Sending or receiving a message that has a Binary instance is just sending an encoded lazy ByteString or receiving the lazy ByteString and decodeing it.

sendBinary :: (MonadIO m, Binary a) => Socket -> a -> m ()
sendBinary s = sendLazyBS s . encode

recvBinary :: (MonadIO m, Binary a, Functor m) => Socket -> m (Maybe a)
recvBinary s = d . fmap decodeOrFail <$> recvLazyBS s
    where
        d (Just (Right (_, _, x))) = Just x
        d _                        = Nothing

Answer 2

Re question 1...

If the handle is configured with NoBuffering each hPutStr call will generate a write system call. This will incur a huge performance penalty for a large number of small writes. See, e.g., this SO answer for some benchmarking: https://stackoverflow.com/a/28146677/866915

On the other hand, if the handle has buffering enabled you will need to explicitly flush the handle to ensure that the buffered data is sent.
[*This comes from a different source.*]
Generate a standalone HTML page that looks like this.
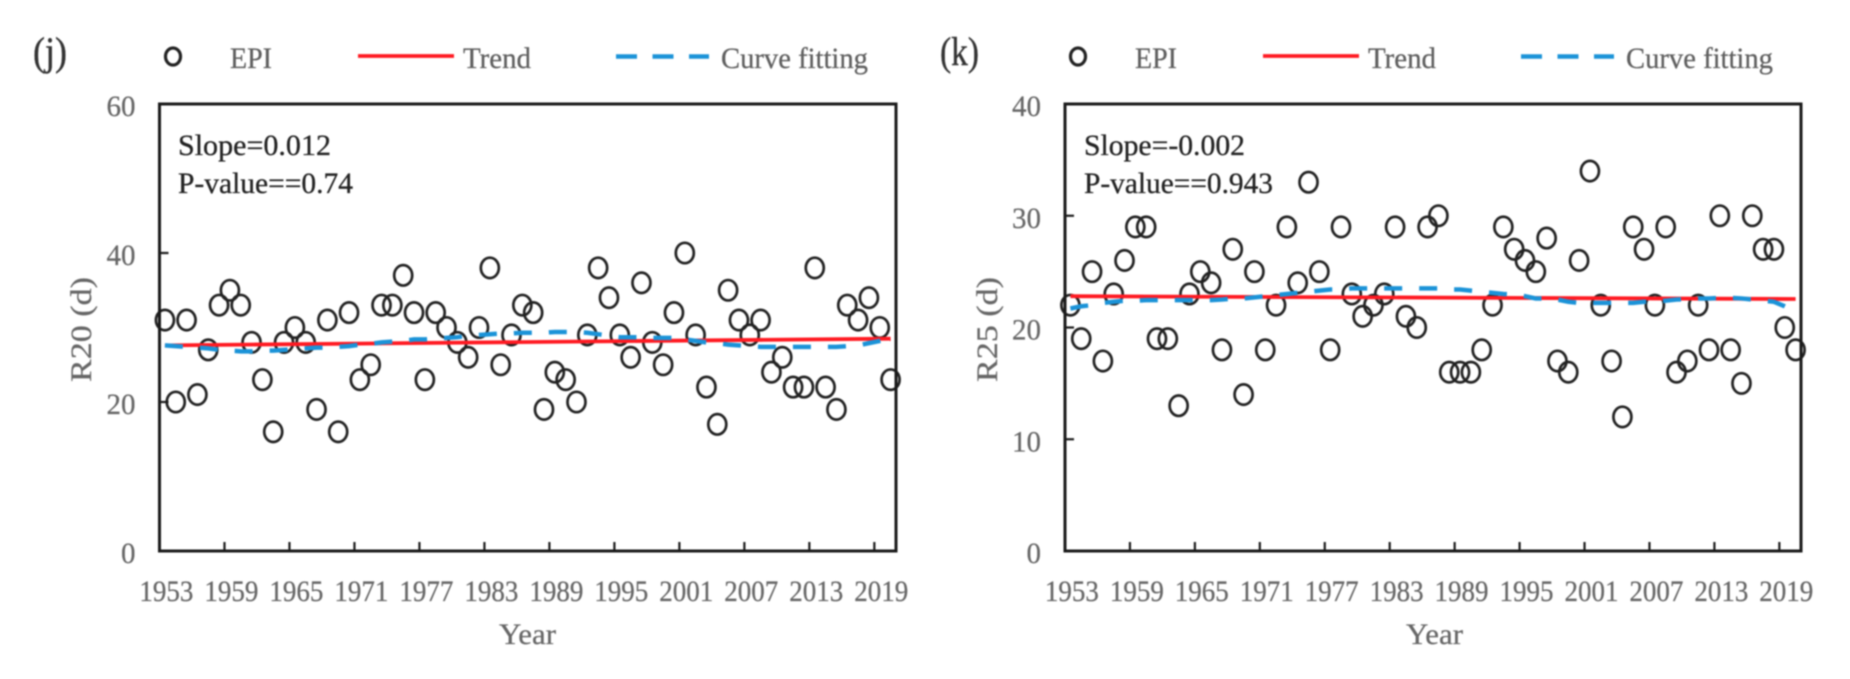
<!DOCTYPE html>
<html lang="en">
<head>
<meta charset="utf-8">
<title>R20 and R25 EPI trends</title>
<style>
html,body{margin:0;padding:0;background:#fff;width:1850px;height:679px;overflow:hidden}
svg{display:block;filter:blur(0.7px);font-family:"Liberation Serif",serif}
.tick{fill:#666;font-size:30px;stroke:#666;stroke-width:.25px}
.legend{fill:#5e5e5e;font-size:30px;stroke:#5e5e5e;stroke-width:.25px}
.note{fill:#222;font-size:30px;stroke:#222;stroke-width:.3px}
.panel{fill:#333;font-size:40px;stroke:#333;stroke-width:.4px}
</style>
</head>
<body>
<svg id="chart" xmlns="http://www.w3.org/2000/svg" width="1850" height="679" viewBox="0 0 1850 679">
  <rect width="1850" height="679" fill="#fff"/>
  <g id="panel-j">
    <text class="panel" x="33" y="65" textLength="34" lengthAdjust="spacingAndGlyphs">(j)</text>
    <ellipse cx="173" cy="56.5" rx="7.5" ry="8.5" fill="none" stroke="#222" stroke-width="3.2"/>
    <text class="legend" x="230" y="68" textLength="42" lengthAdjust="spacingAndGlyphs">EPI</text>
    <line x1="358" y1="56" x2="454" y2="56" stroke="#ff1a22" stroke-width="3.8"/>
    <text class="legend" x="463" y="68" textLength="68" lengthAdjust="spacingAndGlyphs">Trend</text>
    <line x1="616" y1="56.5" x2="709" y2="56.5" stroke="#1b93d8" stroke-width="4.5" stroke-dasharray="21 15.5"/>
    <text class="legend" x="721" y="68" textLength="147" lengthAdjust="spacingAndGlyphs">Curve fitting</text>
    <text class="note" x="178" y="155" textLength="153" lengthAdjust="spacingAndGlyphs">Slope=0.012</text>
    <text class="note" x="178" y="193" textLength="175" lengthAdjust="spacingAndGlyphs">P-value==0.74</text>
    <text class="tick" transform="translate(91,382) rotate(-90)" textLength="105" lengthAdjust="spacingAndGlyphs">R20 (d)</text>
    <text class="tick" x="499" y="644" textLength="57" lengthAdjust="spacingAndGlyphs">Year</text>
  </g>
  <g id="panel-k">
    <text class="panel" x="940" y="65" textLength="39" lengthAdjust="spacingAndGlyphs">(k)</text>
    <ellipse cx="1078" cy="56.5" rx="7.5" ry="8.5" fill="none" stroke="#222" stroke-width="3.2"/>
    <text class="legend" x="1135" y="68" textLength="42" lengthAdjust="spacingAndGlyphs">EPI</text>
    <line x1="1263" y1="56" x2="1359" y2="56" stroke="#ff1a22" stroke-width="3.8"/>
    <text class="legend" x="1368" y="68" textLength="68" lengthAdjust="spacingAndGlyphs">Trend</text>
    <line x1="1521" y1="56.5" x2="1614" y2="56.5" stroke="#1b93d8" stroke-width="4.5" stroke-dasharray="21 15.5"/>
    <text class="legend" x="1626" y="68" textLength="147" lengthAdjust="spacingAndGlyphs">Curve fitting</text>
    <text class="note" x="1084" y="155" textLength="161" lengthAdjust="spacingAndGlyphs">Slope=-0.002</text>
    <text class="note" x="1084" y="193" textLength="189" lengthAdjust="spacingAndGlyphs">P-value==0.943</text>
    <text class="tick" transform="translate(997,382) rotate(-90)" textLength="105" lengthAdjust="spacingAndGlyphs">R25 (d)</text>
    <text class="tick" x="1406" y="644" textLength="57" lengthAdjust="spacingAndGlyphs">Year</text>
  </g>
</svg>
<script>
var years = [1953,1954,1955,1956,1957,1958,1959,1960,1961,1962,1963,1964,1965,1966,1967,1968,1969,1970,1971,1972,1973,1974,1975,1976,1977,1978,1979,1980,1981,1982,1983,1984,1985,1986,1987,1988,1989,1990,1991,1992,1993,1994,1995,1996,1997,1998,1999,2000,2001,2002,2003,2004,2005,2006,2007,2008,2009,2010,2011,2012,2013,2014,2015,2016,2017,2018,2019,2020];
var xTickYears = [1953,1959,1965,1971,1977,1983,1989,1995,2001,2007,2013,2019];

var r20Values = [31,20,31,21,27,33,35,33,28,23,16,28,30,28,19,31,16,32,23,25,33,33,37,32,23,32,30,28,26,30,38,25,29,33,32,19,24,23,20,29,38,34,29,26,36,28,25,32,40,29,22,17,35,31,29,31,24,26,22,22,38,22,19,33,31,34,30,23];
var r20Curve = [27.6,27.5,27.4,27.3,27.2,27.0,26.9,26.8,26.8,26.9,26.9,27.0,27.1,27.2,27.3,27.3,27.4,27.5,27.7,27.8,28.0,28.1,28.2,28.4,28.4,28.5,28.6,28.7,28.9,29.0,29.1,29.2,29.2,29.3,29.3,29.3,29.4,29.4,29.4,29.3,29.1,28.9,28.7,28.7,28.7,28.6,28.6,28.6,28.4,28.2,28.0,27.9,27.7,27.6,27.5,27.4,27.4,27.4,27.4,27.4,27.4,27.4,27.4,27.5,27.6,27.9,28.2,28.5];
var r20Trend = [27.6,28.5];
var r20YTicks = [0,20,40,60];

var r25Values = [22,19,25,17,23,26,29,29,19,19,13,23,25,24,18,27,14,25,18,22,29,24,33,25,18,29,23,21,22,23,29,21,20,29,30,16,16,16,18,22,29,27,26,25,28,17,16,26,34,22,17,12,29,27,22,29,16,17,22,18,30,18,15,30,27,27,20,18];
var r25Curve = [21.7,21.9,22.0,22.2,22.3,22.4,22.4,22.45,22.45,22.45,22.45,22.45,22.45,22.45,22.5,22.6,22.6,22.7,22.8,22.9,23.0,23.1,23.2,23.3,23.4,23.4,23.5,23.5,23.5,23.5,23.5,23.5,23.5,23.5,23.5,23.4,23.4,23.3,23.2,23.1,23.0,22.95,22.8,22.6,22.6,22.5,22.3,22.2,22.2,22.2,22.2,22.2,22.2,22.3,22.3,22.4,22.5,22.55,22.6,22.6,22.65,22.65,22.6,22.5,22.4,22.3,21.9,21.4];
var r25Trend = [22.8,22.55];
var r25YTicks = [0,10,20,30,40];

var SVG_NS = 'http://www.w3.org/2000/svg';

function make(parent, tag, attrs, text) {
  var el = document.createElementNS(SVG_NS, tag);
  for (var k in attrs) el.setAttribute(k, attrs[k]);
  if (text !== undefined) el.textContent = text;
  parent.appendChild(el);
  return el;
}

function drawPanel(groupId, left, right, yMax, values, curve, trend, yTicks) {
  var top = 104, bottom = 551;
  var group = document.getElementById(groupId);
  var band = (right - left) / years.length;
  function xBand(i) { return left + band * (i + 0.5); }
  function yScale(v) { return bottom - (v / yMax) * (bottom - top); }

  // series: circles, then trend, then dashed curve
  for (var i = 0; i < values.length; i++) {
    var point = make(group, 'ellipse', {cx: xBand(i).toFixed(2), cy: yScale(values[i]).toFixed(2), rx: 9, ry: 10.2, fill: 'none', stroke: '#222', 'stroke-width': 2.7});
    
    
  }

  var trendLine = make(group, 'line', {x1: xBand(0), y1: yScale(trend[0]), x2: xBand(years.length - 1), y2: yScale(trend[1]), stroke: '#ff1a22', 'stroke-width': 3.8});
  
  

  var pts = [];
  for (var c = 0; c < curve.length; c++) {
    pts.push(xBand(c).toFixed(2) + ',' + yScale(curve[c]).toFixed(2));
  }
  var curveLine = make(group, 'polyline', {points: pts.join(' '), fill: 'none', stroke: '#1b93d8', 'stroke-width': 4.5, 'stroke-dasharray': '18 17'});
  
  

  // frame
  var frame = make(group, 'rect', {x: left, y: top, width: right - left, height: bottom - top, fill: 'none', stroke: '#1a1a1a', 'stroke-width': 3});
  
  

  // y ticks
  yTicks.forEach(function (t) {
    var y = yScale(t);
    var mark = make(group, 'line', {x1: left, y1: y, x2: left + 9, y2: y, stroke: '#1a1a1a', 'stroke-width': 2.2});
    
    
    var text = String(t);
    var label = make(group, 'text', {'class': 'tick', x: left - 24 - text.length * 14.5, y: y + 12, textLength: text.length * 14.5, lengthAdjust: 'spacingAndGlyphs'}, text);
    
    
  });

  // x ticks
  xTickYears.forEach(function (yr) {
    var idx = years.indexOf(yr);
    var tx = left + band * idx;
    if (idx > 0) {
      var mark = make(group, 'line', {x1: tx, y1: bottom, x2: tx, y2: bottom - 9, stroke: '#1a1a1a', 'stroke-width': 2.2});
      
      
    }
    var label = make(group, 'text', {'class': 'tick', x: (xBand(idx) - 25.5).toFixed(2), y: 601, textLength: 54, lengthAdjust: 'spacingAndGlyphs'}, String(yr));
    
    
  });
}

drawPanel('panel-j', 159.5, 896, 60, r20Values, r20Curve, r20Trend, r20YTicks);
drawPanel('panel-k', 1065, 1801, 40, r25Values, r25Curve, r25Trend, r25YTicks);
</script>
</body>
</html>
I'm assuming you're using a streaming protocol like TCP. With UDP you obviously have to form and send each message as an atomic unit.

Re question #2...

Reading the code it appears that hGet for lazy bytestrings will read from the handle in chunks of defaultChunkSize which is about 32k.

Update: It appears that hGet does not perform lazy IO in this case. Here is some code to test this. feed:

#!/usr/bin/env perl
$| = 1;
my $c = 0;
my $k = "1" x 1024;
while (1) {
  syswrite(STDOUT, $k);
  $c++;
  print STDERR "wrote 1k count = $c\n";
}

Test.hs:

import qualified Data.ByteString.Lazy as LBS
import System.IO

main = do
  s <- LBS.hGet stdin 320000
  let s2 = LBS.take 10 s
  print $ ("Length s2 = ", s2)

Running perl feed | runhaskell Test.hs it is clear that the Haskell program demands all 320k from the perl program even though it only uses the first 10 bytes.